Even if a trucking company has decided to keep the business within the family, he may be unable or unwilling to name a successor. Many business owners think estate and succession planning will diminish their control and authority, says Mike Cohn, managing director for succession planning at CFG Business Solutions LLC in Phoenix. In many cases, the roots of procrastination are even deeper: Business owners simply don’t want to contemplate their own deaths.

Trucking company owners are no different, according to the responses of a survey conducted at a recently “Next Generation” workshop by the Truckload Carriers Association’s Truckload Academy. Trucking company owners – as well as their likely family successors – were asked why family firms fail to transfer the business from one generation to the next.

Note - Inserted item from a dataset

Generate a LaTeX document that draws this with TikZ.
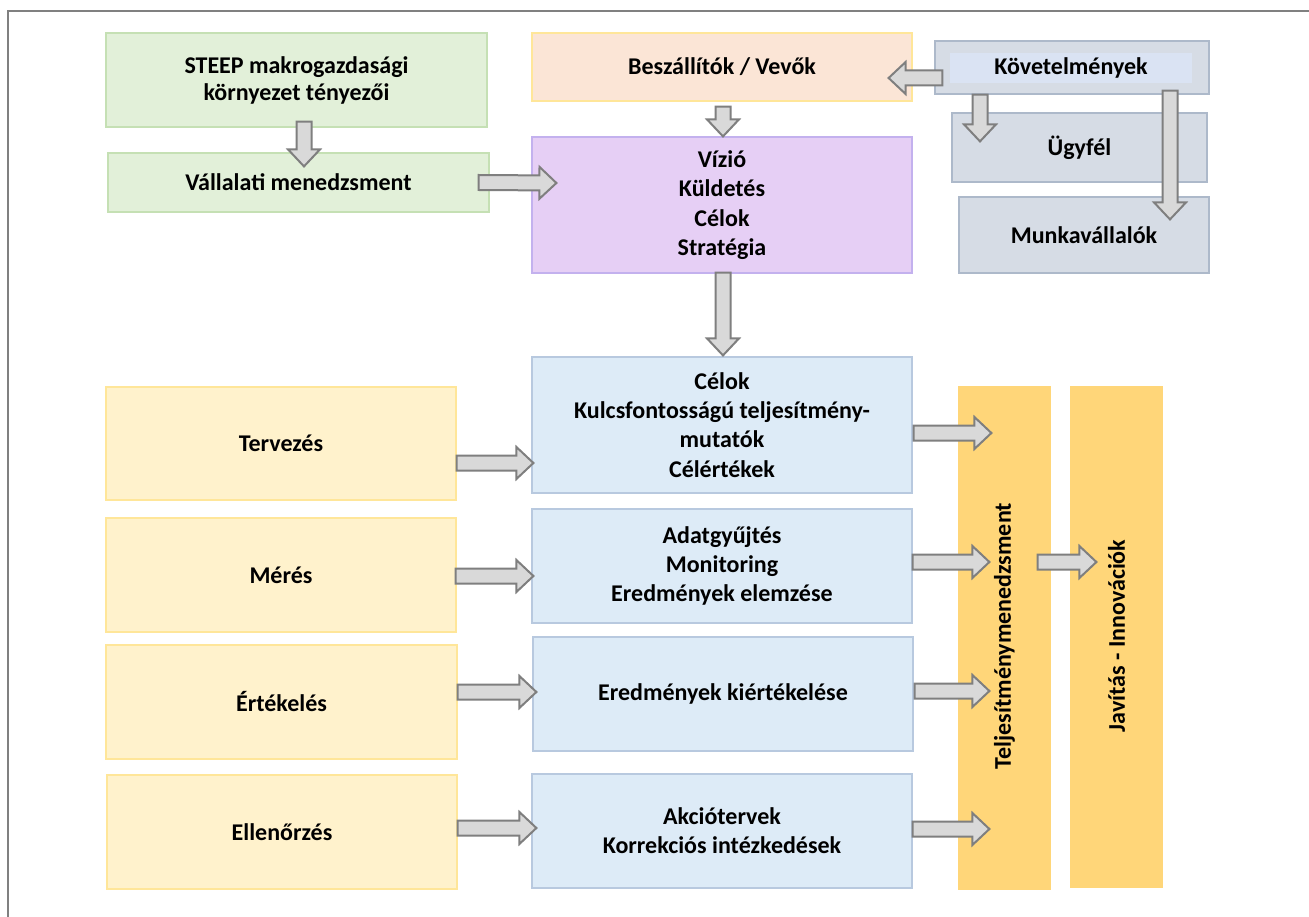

Among the responses from trucking company owners were:
· Reluctance to let go of power and control
· Fear of death
· Personal loss of identity
· Fear of losing activity provided by work
· Easier not to deal with the issue
· Hard to determine stock and payment issues
· Unsure of role – mentor or dictator.

Surprisingly, the next generation responses showed many understood forces like fear of death, fear of losing control and avoiding the issue because it’s easier than dealing with it. Others were less understanding; “dad is stubborn” was one response.

In the end, the next generation needs both financial capital through estate preservation and human capital through training and experience. An estate plan without a succession plan, and vice versa, leaves the next generation with an incomplete solution.